According to the 2021 Mission Alignment Index (MAI) from my company, Gtmhub, about one-third of the world’s largest companies fail at mission alignment. That’s a lot of employees who don’t have a clear understanding o why they show up for work each day.
Why Mission Alignment Is Critical
Aligning employees with a company’s why is a significant challenge, but it’s a worthy investment.
Unilateral communication, minimal engagement, and an obsession with output over outcomes: This mindset worked in the Industrial Era, but it is antiquated and ineffective in today’s knowledge economy. Knowledge workers crave connection and purpose. They need it to succeed.
With clarity of purpose, employees feel connected to their work, find meaning behind their contributions, and deliver outcomes that align with the company’s overarching goals. It’s the difference between employees who work to fulfill their eight-hour commitment (ahem, Industrial Era mindset) and those who work to pursue stimulating, relevant initiatives that are part of a larger picture.
Imagine multiplying the knowledge worker who is connected to the mission and delivering purposeful work across an entire organization. You’ll quickly realize why mission alignment has significant positive business implications. In fact, according to PwC’s Strategy&, more than 90 percent of purpose-driven organizations earn profits at or above the industry average.
How to Fix Misalignment
Mission alignment is as beneficial as it is challenging to strategize and deploy. The mission statement that speaks to your company’s unique value proposition needs to be communicated consistently to employees regardless of their position, team, department, or geographical location.
And, because your mission needs to speak to everyone across the organization, it should eliminate language barriers, cultural nuances, and unintentional ambiguity by using measurable goals.

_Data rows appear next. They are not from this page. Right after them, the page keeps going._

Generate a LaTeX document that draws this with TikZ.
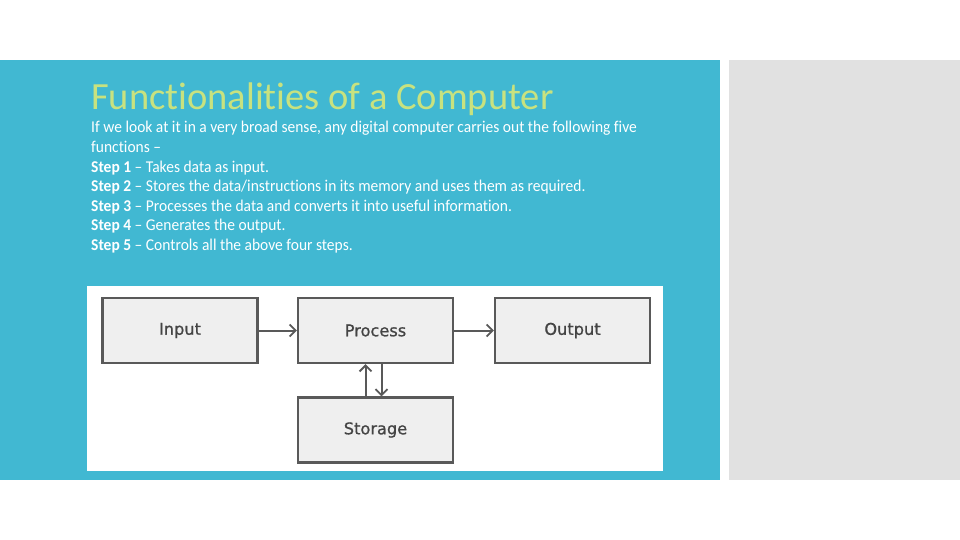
\documentclass[tikz,border=0pt]{standalone}
\usepackage{fontspec}
\setmainfont{Carlito}
\newfontfamily\titlefont[Ligatures={NoCommon}]{Carlito}
\newfontfamily\bodyfont[FakeStretch=0.94,Ligatures={NoCommon}]{Carlito}
\newfontfamily\boxfont[FakeBold=0.8]{DejaVu Sans}
\usetikzlibrary{arrows.meta}
\definecolor{panelblue}{HTML}{41B8D2}
\definecolor{panelgrey}{HTML}{E1E1E1}
\definecolor{titlegreen}{HTML}{C8E27F}
\definecolor{boxfill}{HTML}{EFEFEF}
\definecolor{boxline}{HTML}{595959}
\definecolor{boxtext}{HTML}{444444}
\tikzset{
  bodyline/.style={anchor=base west, inner sep=0pt, text=white, font=\bodyfont\fontsize{16.5}{18}\selectfont},
  blockbox/.style={draw=boxline, line width=2.4pt, fill=boxfill, minimum width=155pt, minimum height=65pt, inner sep=0pt, text=boxtext, font=\boxfont\fontsize{16.2}{18}\selectfont},
  flow/.style={draw=boxline, line width=2pt, -{Straight Barb[length=6pt,width=12pt,line width=1.8pt]}}
}
\begin{document}
\begin{tikzpicture}[x=1pt,y=-1pt]
\useasboundingbox (0,0) rectangle (960,540);
\fill[white] (0,0) rectangle (960,540);
\fill[panelblue] (0,60) rectangle (720,480);
\fill[panelgrey] (729,60) rectangle (960,480);
\node[anchor=base west, inner sep=0pt, text=titlegreen, font=\titlefont\fontsize{38.5}{40}\selectfont] (title) at (91,110) {Functionalities of a Computer};
\node[bodyline] (l1) at (91,133) {If we look at it in a very broad sense, any digital computer carries out the following five};
\node[bodyline] (l2) at (91,152.5) {functions –};
\node[bodyline] (l3) at (91,172) {\textbf{Step 1} – Takes data as input.};
\node[bodyline] (l4) at (91,191.5) {\textbf{Step 2} – Stores the data/instructions in its memory and uses them as required.};
\node[bodyline] (l5) at (91,211) {\textbf{Step 3} – Processes the data and converts it into useful information.};
\node[bodyline] (l6) at (91,230.5) {\textbf{Step 4} – Generates the output.};
\node[bodyline] (l7) at (91,250) {\textbf{Step 5} – Controls all the above four steps.};
\fill[white] (87,286) rectangle (663,471);
\node[blockbox] (input) at (180,330.5) {Input};
\node[blockbox] (process) at (375.5,330.5) {Process};
\node[blockbox] (output) at (572.5,330.5) {Output};
\node[blockbox] (storage) at (375.5,430) {Storage};
\draw[flow] (input) -- (process);
\draw[flow] (process) -- (output);
\draw[flow] ([xshift=-10pt]storage.north) -- ([xshift=-10pt]process.south);
\draw[flow] ([xshift=6pt]process.south) -- ([xshift=6pt]storage.north);
\end{tikzpicture}
\end{document}
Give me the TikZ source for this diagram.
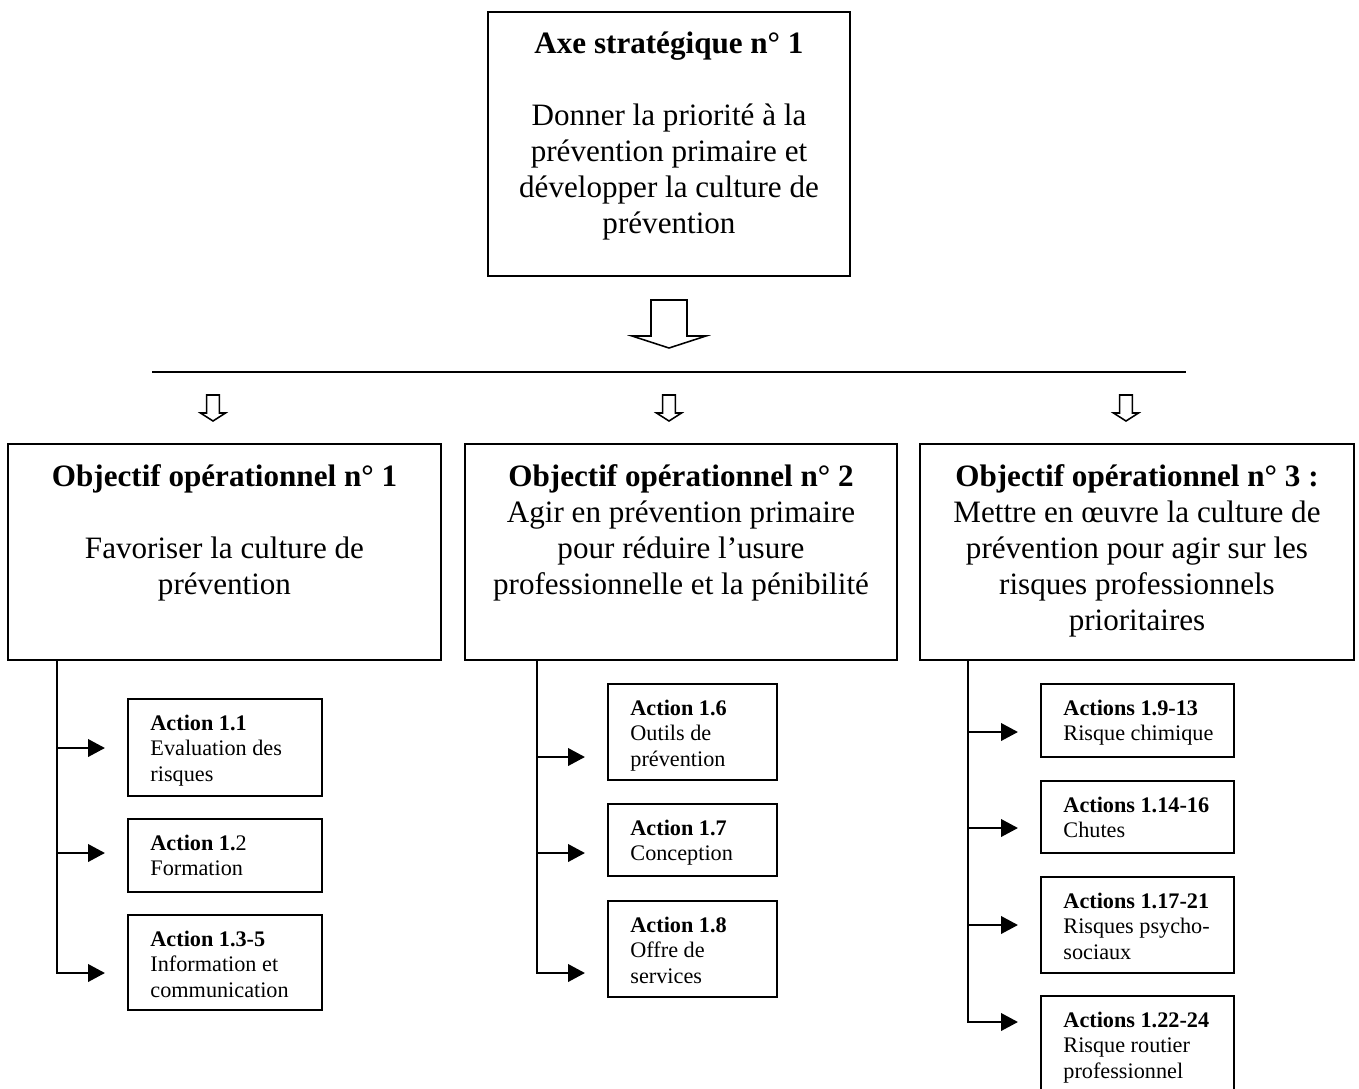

A well-defined, quantifiable mission statement sounds less like “become an industry leader” and more like “become an industry leader with 50 percent market share.”
How do you ensure that the mission statement inspires all corporate activities, interactions, and decisions? And how does the mission become the backbone of every employee’s professional responsibilities?
The objectives and key results (OKRs) methodology sets the framework for accurate mission alignment. This methodology, or rather this corporate mindset, requires leadership to articulate an accurate corporate mission statement as the first critical step to adopting effective OKRs. From there, leadership can define the corporate objectives that describe how the company will achieve its mission.
But implementing the OKR methodology is only one piece of the puzzle. Those OKRs need to be paired with tools and strategies that give you the power to communicate the corporate mission statement and objectives across your entire organization. By sharing information and mobilizing workers to pursue a common purpose, you ensure that the mission reaches every employee and permeates the corporate culture.
How to Measure Success
The power of OKRs doesn’t stop at helping communicate your company’s mission statement and objectives. OKRs help you define the qualitative, aspirational objectives you want to achieve at the team and individual levels, clarifying how these activities feed into global corporate objectives. OKRs also identify exactly how you’ll measure these results with quantitative figures. For example:
• Corporate mission statement: Become an industry leader with 50 percent global market share.
• Objective: Expand from a national presence to a global presence.
• Key result: Launch five international marketing campaigns.
Talk about eliminating ambiguity!
It’s important to utilize the right tech tools to gain transparency on and access to OKRs at all levels of your organization, as this will allow company leaders to see how well you’re aligning the company behind its mission. This will also give you the ability to assess your teams’ and individual employees’ OKRs that feed into the organization’s performance. If a business is veering off course at any level, you can appropriately prioritize your resources and attention.
In the Industrial Era, leadership told employees what to do, and they did it. But we’ve evolved. What worked 40 years ago will lead to unmotivated and dispassionate employees now.
The collaborative, creative, and skillful work that we require from our modern workforce — the work that propels modern businesses forward — is achieved through mission alignment. In the Knowledge Worker Era, you need to identify your employees’ professional purpose and uncover their connection to the organization’s work to find true mission alignment. Only then will you realize your workforce’s true potential.